I agree with fishman, don't say anything unless you feel called too.
I got into a very similar discussion with my niece who graduated from Pensacola Christian College. She made the comment that Jesus didn't serve wine at the last supper but fermented grape juice. Now I didn't go to college but I felt like she was being side-tracked by what I call a "bible thumper". So I told her to look up in any encyclopedia or even a dictionary to read the definition of wine. This really through her a "curve". I think she was half expecting me to come back with some Catholic response. ( I did but it was called truth and she didn't recognize it).
But this kind of response from me started mess I didn't intend to start. Here is what happened.
1. Her mother (born and raised catholic but became a 'born against" er I should say born again fundamentalist baptist) told her not to ask me questions like that.
2. Her professor at college called me told me I was wrong and that I would burn in hell for two reasons.
a. I was not agreeing with what was in the holy Scriptures and was implying that Christ drank booze. His word not mine.
b. I was a Catholic
3. Her pastor called me and also told me I was wrong and a sinner for trying to justify drinking alcohol and indicating that Jesus would allow something as evil as alcohol to enter his pure body. He also told me I would burn in hell for practicing a pagan religion.
4. Both the professor and pastor told me that all alcohol was evil and alcohol was an invention of Satan himself.
5. When I attended her graduation I was even chastised some by members of her school, her college teachers, and her fiancé at the time.
For folks like this I tell them that I love them and tell them I will pray for them because they are stupid. Note here.

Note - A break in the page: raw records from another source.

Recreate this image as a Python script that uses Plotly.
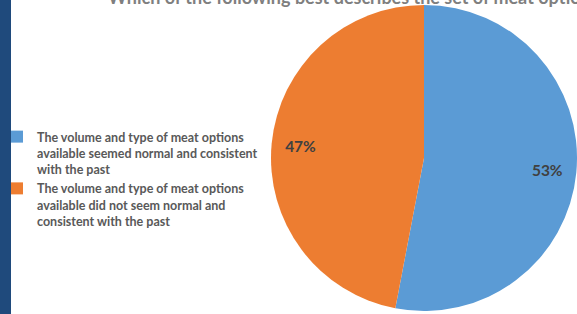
import plotly.graph_objects as go

labels = [
    "The volume and type of meat options<br>available seemed normal and consistent<br>with the past",
    "The volume and type of meat options<br>available did not seem normal and<br>consistent with the past",
]
values = [53, 47]
colors = ["#5B9BD5", "#ED7D31"]
title_text = "Which of the following best describes the set of meat options available?"

W, H = 577, 314
dom = dict(x=[271 / W, 1.0], y=[3 / H, 309 / H])

fig = go.Figure()
fig.add_trace(go.Pie(
    labels=labels,
    values=values,
    sort=False,
    direction="clockwise",
    rotation=0,
    marker=dict(colors=colors, line=dict(width=0)),
    textinfo="none",
    domain=dom,
    showlegend=True,
    hoverinfo="skip",
))
# transparent ring carrying the percentage labels (Excel places them near the rim)
fig.add_trace(go.Pie(
    labels=labels,
    values=values,
    sort=False,
    direction="clockwise",
    rotation=0,
    hole=0.62,
    marker=dict(colors=["rgba(0,0,0,0)"] * len(values), line=dict(width=0)),
    texttemplate="%{percent:.0%}",
    textposition="inside",
    insidetextorientation="horizontal",
    textfont=dict(family="Lato", size=15.5, color="#404040", weight="bold"),
    domain=dom,
    showlegend=False,
    hoverinfo="skip",
))

fig.update_layout(
    width=W, height=H,
    margin=dict(l=0, r=0, t=0, b=0, autoexpand=False),
    paper_bgcolor="white",
    plot_bgcolor="white",
    legend=dict(
        x=-3 / W, y=1 - 122 / H, xanchor="left", yanchor="top",
        font=dict(family="Lato", size=12.5, color="#595959", weight="bold"),
        valign="top",
        itemwidth=30,
        bgcolor="rgba(0,0,0,0)",
    ),
    shapes=[dict(type="rect", xref="paper", yref="paper", x0=0, x1=11 / W, y0=0, y1=1,
                 fillcolor="#1F4A7C", line=dict(width=0), layer="above")],
    annotations=[dict(text=title_text, xref="paper", yref="paper", x=106 / W, y=1 + 3 / H,
                      xanchor="left", yanchor="middle", showarrow=False,
                      font=dict(family="Lato", size=18, color="#7F7F7F", weight="bold"))],
)

fig.write_html("out.html", config={"displayModeBar": False},
               post_script="document.body.style.margin='0';")
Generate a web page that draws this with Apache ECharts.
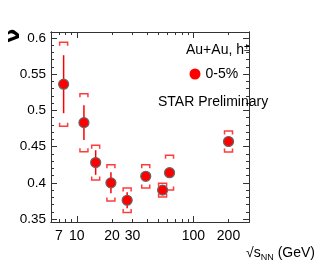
<!DOCTYPE html>
<html><head><meta charset="utf-8">
<script src="https://cdn.jsdelivr.net/npm/echarts@6/dist/echarts.min.js"></script>
<style>html,body{margin:0;padding:0;background:#fff}#c{width:315px;height:267px}</style>
</head><body><div id="c"></div>
<script>
// ---- data ----
const energies   = [7.7, 11.5, 14.5, 19.6, 27, 39, 54.4, 62.4, 200];
const nuValues   = [0.536, 0.483, 0.428, 0.400, 0.376, 0.409, 0.390, 0.414, 0.457];
const statErrors = [0.040, 0.024, 0.017, 0.0145, 0.011, 0.005, 0.004, 0.006, 0.004];
const sysErrors  = [0.058, 0.040, 0.024, 0.025, 0.017, 0.016, 0.0095, 0.024, 0.0145];
const seriesName = '0-5%';
const xTickLabels = [7, 10, 20, 30, 100, 200];
const xMajorTicks = [10, 100];
const xMinorTicks = [6, 7, 8, 9, 20, 30, 40, 50, 60, 70, 80, 90, 200, 300];
const yTickLabels = [0.35, 0.4, 0.45, 0.5, 0.55, 0.6];
const yMinorTicks = [0.35,0.36,0.37,0.38,0.39,0.40,0.41,0.42,0.43,0.44,0.45,0.46,0.47,0.48,0.49,0.50,0.51,0.52,0.53,0.54,0.55,0.56,0.57,0.58,0.59,0.60];

const FONT = '"Liberation Sans", Arial, Helvetica, sans-serif';
const AX = '#333';
const X_MIN = 6, X_MAX = 300, Y_MIN = 0.346, Y_MAX = 0.608;

const chart = echarts.init(document.getElementById('c'));

function xAxisDef(pos, major, withLabels) {
  return {
    type: 'log', logBase: 10, min: X_MIN, max: X_MAX, position: pos, gridIndex: 0,
    axisLine: {show: true, lineStyle: {color: AX, width: 1}},
    axisTick: {show: true, inside: true, length: major ? 6 : 3, customValues: major ? xMajorTicks : xMinorTicks, lineStyle: {color: AX}},
    axisLabel: withLabels ? {show: true, customValues: xTickLabels, margin: 7, color: '#000', fontSize: 14, fontFamily: FONT} : {show: false},
    splitLine: {show: false}, minorTick: {show: false}
  };
}
function yAxisDef(pos, major, withLabels) {
  return {
    type: 'value', min: Y_MIN, max: Y_MAX, position: pos, gridIndex: 0,
    axisLine: {show: true, lineStyle: {color: AX, width: 1}},
    axisTick: {show: true, inside: true, length: major ? 6 : 3, customValues: major ? yTickLabels : yMinorTicks, lineStyle: {color: AX}},
    axisLabel: withLabels ? {show: true, customValues: yTickLabels, margin: 5, color: '#000', fontSize: 13.5, fontFamily: FONT} : {show: false},
    splitLine: {show: false}
  };
}

const xAxes = [xAxisDef('bottom', true, true), xAxisDef('bottom', false, false), xAxisDef('top', true, false), xAxisDef('top', false, false)];
xAxes[0].name = '√{s|s}{sub|NN} (GeV)';
xAxes[0].nameLocation = 'end';
xAxes[0].nameGap = 2;
xAxes[0].nameTextStyle = {
  align: 'right', verticalAlign: 'top', padding: [22, 0, 0, 0], color: '#000', fontSize: 14, fontFamily: FONT, lineHeight: 18,
  rich: {s: {fontSize: 14, fontFamily: FONT, color: '#000', lineHeight: 18}, sub: {fontSize: 9, fontFamily: FONT, color: '#000', verticalAlign: 'bottom', lineHeight: 9}}
};
const yAxes = [yAxisDef('left', true, true), yAxisDef('left', false, false), yAxisDef('right', true, false), yAxisDef('right', false, false)];

const sysData = energies.map((e, i) => [e, nuValues[i], sysErrors[i]]);
const statData = energies.map((e, i) => [e, nuValues[i], statErrors[i]]);
const pointData = energies.map((e, i) => [e, nuValues[i]]);

chart.setOption({
  animation: false,
  backgroundColor: '#fff',
  grid: {left: 51, top: 32, width: 227, height: 190, containLabel: false},
  xAxis: xAxes,
  yAxis: yAxes,
  title: [
    {text: 'Au+Au, h{sup|±}', left: 186, top: 43, padding: 0,
     textStyle: {fontSize: 14, fontWeight: 'normal', fontFamily: FONT, color: '#000',
       rich: {sup: {fontSize: 10, fontFamily: FONT, color: '#000', verticalAlign: 'top', lineHeight: 10}}}},
    {text: 'STAR Preliminary', left: 158, top: 95, padding: 0,
     textStyle: {fontSize: 14, fontWeight: 'normal', fontFamily: FONT, color: '#000'}}
  ],
  legend: {
    data: [seriesName], left: 189.5, top: 67, padding: 0, itemWidth: 11, itemHeight: 11, icon: 'circle', itemGap: 5,
    itemStyle: {borderWidth: 0},
    textStyle: {fontSize: 14, fontFamily: FONT, color: '#000'}
  },
  graphic: [
    {type: 'text', left: 4, top: 29, rotation: Math.PI / 2, style: {text: 'ν', fontSize: 20, fontWeight: 'bold', fontFamily: '"DejaVu Sans", sans-serif', fill: '#000'}}
  ],
  series: [
    {
      type: 'custom', name: 'sys', xAxisIndex: 0, yAxisIndex: 0, data: sysData, encode: {x: 0, y: 1}, z: 2,
      renderItem: function (params, api) {
        const x = api.value(0), v = api.value(1), e = api.value(2);
        const t = api.coord([x, v + e]), b = api.coord([x, v - e]);
        const hw = 4, tl = 3.5;
        const st = {stroke: '#ff3c3c', lineWidth: 1.5, fill: null};
        return {type: 'group', children: [
          {type: 'polyline', shape: {points: [[t[0] - hw, t[1] + tl], [t[0] - hw, t[1]], [t[0] + hw, t[1]], [t[0] + hw, t[1] + tl]]}, style: st},
          {type: 'polyline', shape: {points: [[b[0] - hw, b[1] - tl], [b[0] - hw, b[1]], [b[0] + hw, b[1]], [b[0] + hw, b[1] - tl]]}, style: st}
        ]};
      }
    },
    {
      type: 'custom', name: 'stat', xAxisIndex: 0, yAxisIndex: 0, data: statData, encode: {x: 0, y: 1}, z: 3,
      renderItem: function (params, api) {
        const x = api.value(0), v = api.value(1), e = api.value(2);
        const t = api.coord([x, v + e]), b = api.coord([x, v - e]);
        return {type: 'line', shape: {x1: t[0], y1: t[1], x2: b[0], y2: b[1]}, style: {stroke: '#ff0000', lineWidth: 1.5}};
      }
    },
    {
      type: 'scatter', name: seriesName, xAxisIndex: 0, yAxisIndex: 0, data: pointData, z: 4,
      symbol: 'circle', symbolSize: 10,
      itemStyle: {color: '#ff0000', borderColor: '#666', borderWidth: 1.2, opacity: 1}
    }
  ]
});
</script></body></html>
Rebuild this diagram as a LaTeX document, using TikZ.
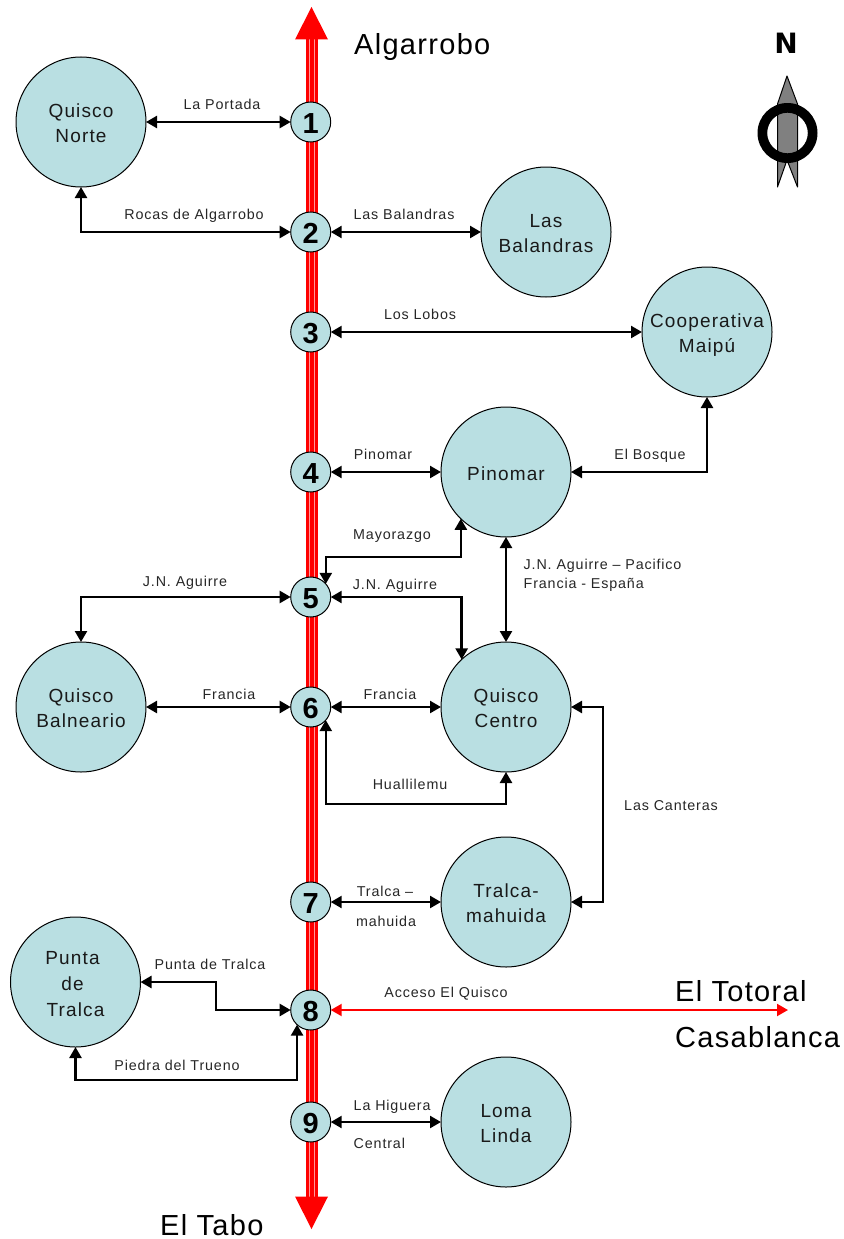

It's not always smart to tell a fundamentalist they are stupid. Not unless you like Bibles shoved under your nose and being thumped.
Now is alcohol bad? Yes if you use it excessively and allow it to abuse you.
Also I'm pretty sure that wine or beer or even distilled spirits are not an invention of Satan. Mainly because in those days how else would some drinks be stored? Unless you like your juice with a nice growth of fungus.